《幸福其实是一种感觉》:
偷吃“馃子” 用糖和面炸出的点心,农村一律叫作“馃子”(我一直以为是“果子”,今天查了字典,才觉得应该是“馃子”)。甜甜的、香香的、软软的馃子,是我童年时期最向往的美味佳肴,一年难得吃上一两次。
每年临近春节,父亲都去城里买二斤馃子,准备过年走亲戚用。当时走亲戚很简单,拿着自家蒸的白面馍馍、“花糕”、“枣卷子”,再加上二斤馃子就行了。馃子是专门让人看的,亲戚都不会留下,拿回家再走第二家亲戚。所以,二斤馃子就能够走完所有的亲戚。
一天,我在家翻东西,无意间发现了父母藏馃子的地方。他们一般都藏得非常隐蔽,我很难找到。包馃子的纸已经被油浸透,散发出缕缕香味,盖在上面的纸签红彤彤的,图案也被油渍润染得有些模糊。看着这包馃子,我的肚子里立刻长出了无数只小馋虫,全部爬向那包馃子。我的心像猫抓一样,但手却始终没有伸出去。
那时,我只有四五岁,想吃,又不敢吃。我知道,这二斤馃子在我家整个春节的分量。我像热锅上的蚂蚁,在屋里转来转去,转来转去。年幼的我,实在禁不住馃子香味的诱惑,我便安慰自己说,就吃一块,父母肯定发现不了。于是,我轻轻地抠开包装纸,拿出一小块,匆匆塞到嘴里,还没有品出是什么味道,馃子已经滑到肚里了。
我恋恋不舍地来到院子里。不一会儿,我又忍不住了,偷偷地溜回去,偷吃了第二块。过了一会,又偷吃了第三块…… 就这样,不知不觉中,我吃掉了小半包馃子。当我意识到自己犯了很大的错误时,已经太晚了。我惊恐不安,我知道,今夜一定有“暴风雨”。
果然,“东窗事发”,我的“罪行”很快“暴露”了。幸亏我“警惕性”比较高,在父母对我实施打骂的“初级阶段”,我便慌忙离家出走,逃避了一场“大祸”。
深夜,我不敢回家,藏在一个水沟里“避难”。
是年迈的奶奶,呼喊着我的乳名,找到我并把我带回了家,据理力争地“保护”了我。
时隔数年,馃子那香香甜甜的味道,仍充盈着我那些懵懂的童年生活。
(2006年9月28日) “偷”菜瓜 小时候,农村还是“集体经济”,我们村是一个大队,大家一起种地、一起分粮,听起来像是“共产主义”,其实一个精壮劳力干一天活才七八分钱。

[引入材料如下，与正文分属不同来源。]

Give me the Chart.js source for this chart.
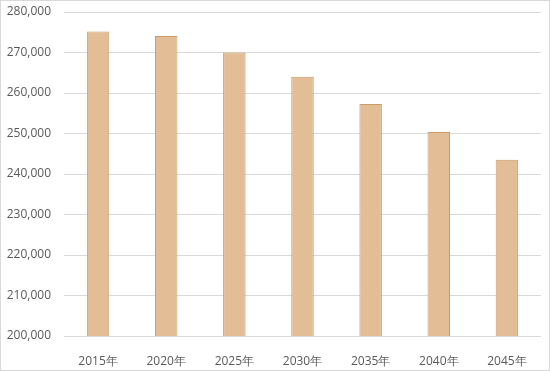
<!DOCTYPE html>
<html>
<head>
<meta charset="utf-8">
<script src="https://cdn.jsdelivr.net/npm/chart.js@4"></script>
<style>
    html, body { margin: 0; padding: 0; background: #fff; }
    #wrap { width: 550px; height: 371px; position: relative; }
</style>
</head>
<body>
<div id="wrap"><canvas id="popChart"></canvas></div>
<script>
// Data chart
const years = ['2015年', '2020年', '2025年', '2030年', '2035年', '2040年', '2045年'];
const population = [275200, 274100, 270000, 264000, 257300, 250400, 243500];
const yMin = 200000;
const yMax = 280000;
const yStep = 10000;

// Bingkai luar tipis seperti chart Excel
const frame = {
    id: 'frame',
    afterDraw(c) {
        const ctx = c.ctx;
        ctx.save();
        ctx.strokeStyle = '#d9d9d9';
        ctx.lineWidth = 1;
        ctx.strokeRect(0.5, 0.5, c.width - 1, c.height - 1);
        ctx.restore();
    }
};

function initChart() {
    const ctx = document.getElementById('popChart').getContext('2d');
    new Chart(ctx, {
        type: 'bar',
        data: {
            labels: years,
            datasets: [{
                data: population,
                backgroundColor: '#E2BD95',
                borderColor: '#C99B68',
                borderWidth: 1,
                borderSkipped: false,
                barPercentage: 0.33,
                categoryPercentage: 1
            }]
        },
        options: {
            responsive: true,
            maintainAspectRatio: false,
            animation: false,
            layout: { padding: { top: 12, right: 9, bottom: 0, left: 0 } },
            plugins: {
                legend: { display: false },
                tooltip: { enabled: false }
            },
            scales: {
                x: {
                    grid: { display: false },
                    border: { display: false },
                    ticks: {
                        color: '#595959',
                        font: { family: 'Open Sans', size: 12 },
                        padding: 10,
                        maxRotation: 0
                    },
                    afterFit(scale) { scale.height = 35; }
                },
                y: {
                    min: yMin,
                    max: yMax,
                    grid: { color: '#d9d9d9', drawTicks: false },
                    border: { display: false },
                    ticks: {
                        stepSize: yStep,
                        color: '#595959',
                        font: { family: 'Open Sans', size: 12 },
                        padding: 13,
                        callback: v => v.toLocaleString('en-US')
                    },
                    afterFit(scale) {
                        scale.width = 64;
                        scale.paddingTop = 0;
                        scale.paddingBottom = 0;
                    }
                }
            }
        },
        plugins: [frame]
    });
}

document.addEventListener('DOMContentLoaded', initChart);
</script>
</body>
</html>
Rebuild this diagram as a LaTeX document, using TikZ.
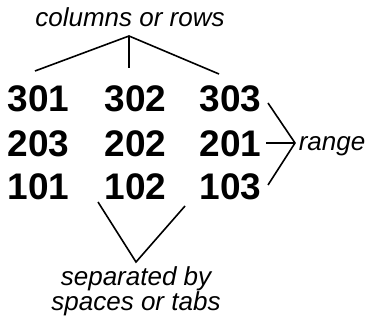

因为“斗私批修”,因为“割资本主义尾巴”,社员(当时的村民统称“社员”,来源于当时的“人民公社”)吃菜便成了问题。为此,每个大队都开辟了一个属于集体的菜园。菜园有专人看管,定期给社员分菜。小时候,提着菜篮子排队领菜成了一件很有意思的事情。
那时的菜园,是孩子们心中神秘的“蟠桃园”。
菜园里的菜瓜(样子、味道都有点像黄瓜,但没有黄瓜脆,个头要比黄瓜粗大得多)、茄子、西红柿、小葱、蒜苔、圆葱都成为我们猎取的目标。
一个夏日的中午,太阳火辣辣地烤着大地,我和三个小伙伴相约去大队的菜园偷菜瓜。选择这个时机,我们是经过秘密“侦察”之后决定的,因为中午天热,看菜园的老头儿多是在树荫下或者窝棚里歇晌,我们正好借此机会下手。
我们悄悄地来到菜园边上,潜伏在一片玉米地里观察“敌情”。果然,看菜园的老头儿正在树荫下睡午觉。我们迅速地冲入瓜地,急切地寻找个头最大的菜瓜。很快,手抓、怀抱着长短不一的菜瓜,准备撤离。